Nate remembers chocolate mescaline, and strawberry too. “They’d grind it up and mix with Nesquik to make it easy to eat. It was pleasant and mellow. It’s like peyote. They had it growing in greenhouses, you know the people with flower shops. This was legal, it just didn’t stay legal. Now they are using it to treat people. Out in DC they caught Grace Slick trying to put liquid acid in Nixon’s cup, she had it in a ring you know,” he said.
“Everybody was crazy. On the bus, off the bus. A lot of acids were liquid, then they’d transfer it. They’d mix it with VSOP put it on cop car door handles going into courthouse. It was a war of consciousness. It’s not revolution, it’s evolution. Things are changing, man,” he said.
“The greatest thing that happened was FM radio because they didn’t know how to control it. All music could play. I remember the first time I saw a sign that said Colored or White on bathrooms and water fountains. I was ten. I remember thinking what is a colored water fountain? What color is it?”
Nate said it was the Vietnam veterans who started this agrarian culture growing around Eureka and that hippies found their niche beside them.
“It was a Vietnam veteran who went to oversees to get the [Afghan indica] seeds and traded two revolutionary pistols to get them. And he had to swallow these seeds twice and got arrested once. Once these seeds got here, he spread them out, so they’d multiply.
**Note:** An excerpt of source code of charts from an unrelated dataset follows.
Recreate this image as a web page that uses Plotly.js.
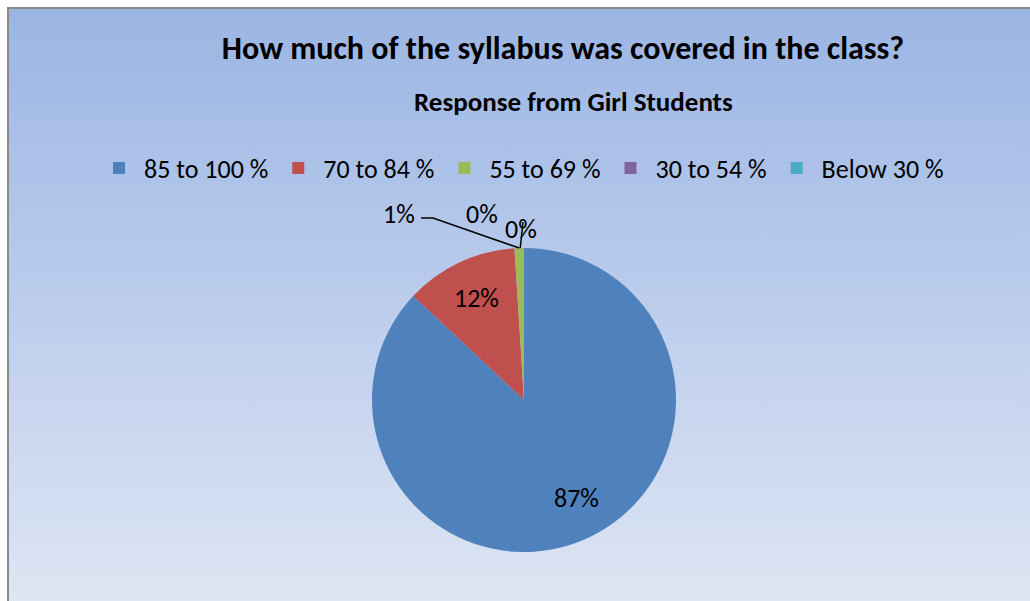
<!DOCTYPE html>
<html>
<head>
<meta charset="utf-8">
<script src="https://cdn.plot.ly/plotly-3.0.1.min.js"></script>
<style>
  html, body { margin: 0; padding: 0; background: #ffffff; }
  #bg {
    position: absolute; left: 7px; top: 7px; width: 1021px; height: 600px;
    border-left: 2px solid #8a8a8a; border-top: 2px solid #8a8a8a;
    background: linear-gradient(to bottom, #9bb5e3 0%, #b9cbec 45%, #dfe6f4 100%);
  }
  #chart { position: absolute; left: 0; top: 0; width: 1030px; height: 601px; }
</style>
</head>
<body>
<div id="bg"></div>
<div id="chart"></div>
<script>
const categories = ["85 to 100 %", "70 to 84 %", "55 to 69 %", "30 to 54 %", "Below 30 %"];
const values = [87, 12, 1, 0, 0];
const percentLabels = ["87%", "12%", "1%", "0%", "0%"];
const colors = ["#4f81bd", "#c0504d", "#9bbb59", "#8064a2", "#4bacc6"];

const W = 1030, H = 601;
const cx = 524, cy = 400, R = 152;
const px = x => x / W;
const py = y => 1 - y / H;

const font = "Calibri, Carlito, 'Liberation Sans Narrow', 'Open Sans', sans-serif";

const total = values.reduce((a, b) => a + b, 0);
function midAngle(i) {
  let before = 0;
  for (let k = 0; k < i; k++) before += values[k];
  return (before + values[i] / 2) / total * 2 * Math.PI;
}
function polar(i, rr) {
  const a = midAngle(i);
  return [cx + rr * Math.sin(a), cy - rr * Math.cos(a)];
}

const trace = {
  type: "pie",
  labels: categories,
  values: values,
  marker: { colors: colors, line: { width: 0 } },
  sort: false,
  direction: "clockwise",
  rotation: 0,
  textinfo: "none",
  hoverinfo: "label+percent",
  domain: { x: [px(cx - R), px(cx + R)], y: [py(cy + R), py(cy - R)] },
  showlegend: true
};

const gp = polar(2, R);
const shapes = [
  { type: "path", xref: "paper", yref: "paper",
    path: `M ${px(421)} ${py(218)} L ${px(433)} ${py(218)} L ${px(gp[0])} ${py(gp[1])}`,
    line: { color: "#000000", width: 1.5 } },
  { type: "line", xref: "paper", yref: "paper",
    x0: px(gp[0] + 1), y0: py(gp[1]), x1: px(523), y1: py(222),
    line: { color: "#000000", width: 1.5 } }
];

const labFont = { family: font, size: 26, color: "#000000" };
const p87 = polar(0, 0.73 * R);
const p12 = polar(1, 0.73 * R);
const annotations = [
  { text: "Response from Girl Students", xref: "paper", yref: "paper",
    x: px(573), y: py(102), xanchor: "center", yanchor: "middle", showarrow: false,
    font: { family: font, size: 27, color: "#000000", weight: "bold" } },
  { text: percentLabels[0], xref: "paper", yref: "paper", x: px(p87[0] + 8), y: py(p87[1] - 4),
    xanchor: "center", yanchor: "middle", showarrow: false, font: labFont },
  { text: percentLabels[1], xref: "paper", yref: "paper", x: px(p12[0]), y: py(p12[1] - 2),
    xanchor: "center", yanchor: "middle", showarrow: false, font: labFont },
  { text: percentLabels[2], xref: "paper", yref: "paper", x: px(399), y: py(214),
    xanchor: "center", yanchor: "middle", showarrow: false, font: labFont },
  { text: percentLabels[3], xref: "paper", yref: "paper", x: px(482), y: py(214),
    xanchor: "center", yanchor: "middle", showarrow: false, font: labFont },
  { text: percentLabels[4], xref: "paper", yref: "paper", x: px(521), y: py(229),
    xanchor: "center", yanchor: "middle", showarrow: false, font: labFont }
];

const layout = {
  width: W, height: H,
  margin: { l: 0, r: 0, t: 0, b: 0 },
  paper_bgcolor: "rgba(0,0,0,0)",
  plot_bgcolor: "rgba(0,0,0,0)",
  title: { text: "How much of the syllabus was covered in the class?",
    x: px(563), xanchor: "center", y: py(48), yanchor: "middle",
    font: { family: font, size: 32, color: "#000000", weight: "bold" } },
  showlegend: true,
  legend: { orientation: "h", x: px(94), xanchor: "left", y: py(168), yanchor: "middle",
    font: { family: font, size: 26, color: "#000000" },
    bgcolor: "rgba(0,0,0,0)", traceorder: "normal", itemwidth: 40 },
  shapes: shapes,
  annotations: annotations
};

Plotly.newPlot("chart", [trace], layout, { displayModeBar: false, staticPlot: true });
</script>
</body>
</html>
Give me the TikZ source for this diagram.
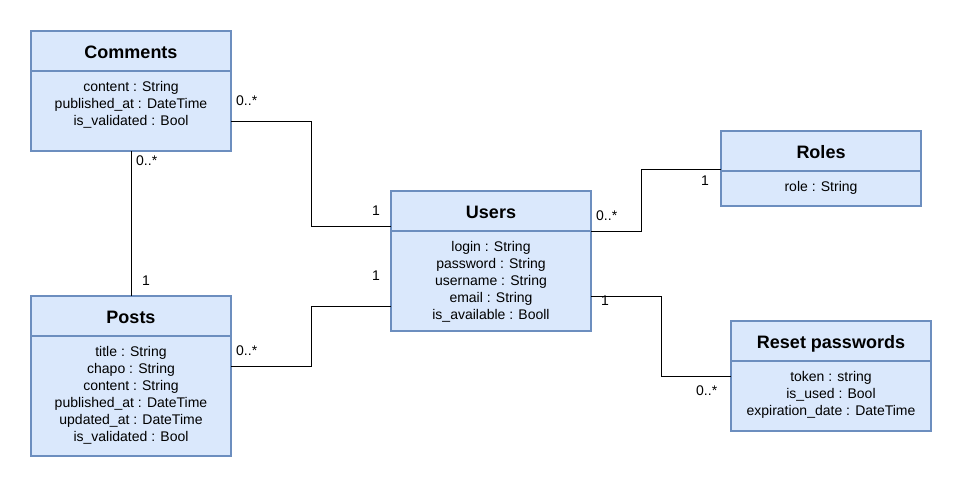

A whole lot of veterans went to U of A and took agriculture to learn about soil. It was Eureka, California and Eureka, Arkansas,” he said.
“They wanted to be away from people. They wanted to be left alone in the woods and that was a way for them to supplement their income. Before Reagan you could do pretty much anything you wanted until they started flying those crazy planes.”
Nate said that most of those local Vietnam veterans have died from Agent Orange exposure.
“For the longest time the law didn’t know what the plant looked like. Once they found out, they kept a baby plant by a window in a building by city hall. This was so everybody could see that they knew now. They would drive by the hippies on the Group W bench with whatever stash they just cut down hanging out of the back of their trunk.” He said it was cheap land and High Times magazine that caused the hippie migration.
“In the early days, this was a ghost town. It was great. Things were still cheap and a lot more communal. But you could afford to live here, we lived downtown,” he says. “If the workers can’t afford to live here, they can’t vote here.”
“The Old Red Schoolhouse was almost a commune, with all the little rooms people lived in. It had a community bathroom/shower in the basement and a communal kitchen where they’d throw potlucks all the time. You could walk right down through the woods and come out at the post office. It had the greatest slide that was a fire escape from the top floor. I always thought we should take it to Leatherwood Lake.
“You know when I first came here, you drove through Rogers and it went right down to the cobblestone square. You turned left and got back on 62, it was such a pretty little town. I went to Bentonville several years ago and what is now a city was all farmland when I moved here.”
Nate, and sisters Pat and Barb opened the restaurant at the top of Chelsea’s. “When we started, we were just in this little room. We did all our music in here, mostly folk music, acoustic music. We got in a lot of trouble because of the noise, you know. We used to give credit. One side was credit, the other side was positive, whatever. We used to do birthday futures. Put a deal on the wall and everybody gave money, so you wouldn’t drink it all in one night. Molly [the owner] hated it because she had to keep track of it all. And it was big sheet of paper on both sides. One of those long yellow deals. She hated it,” he laughs.
Nate is happy that he’s spent the majority of his life in Eureka Springs.
“The people here are great. That’s all changing, too, the hippies got old, and their kids moved to the city. What’s really sad is watching the children leave. My generation grew up in the city and came here to get away from the city. The kids here grew up in a little town and went to big city to get away from the little town.”
Nate works at Chelsea’s on Wednesday through Friday from 12-6. Try his conversations!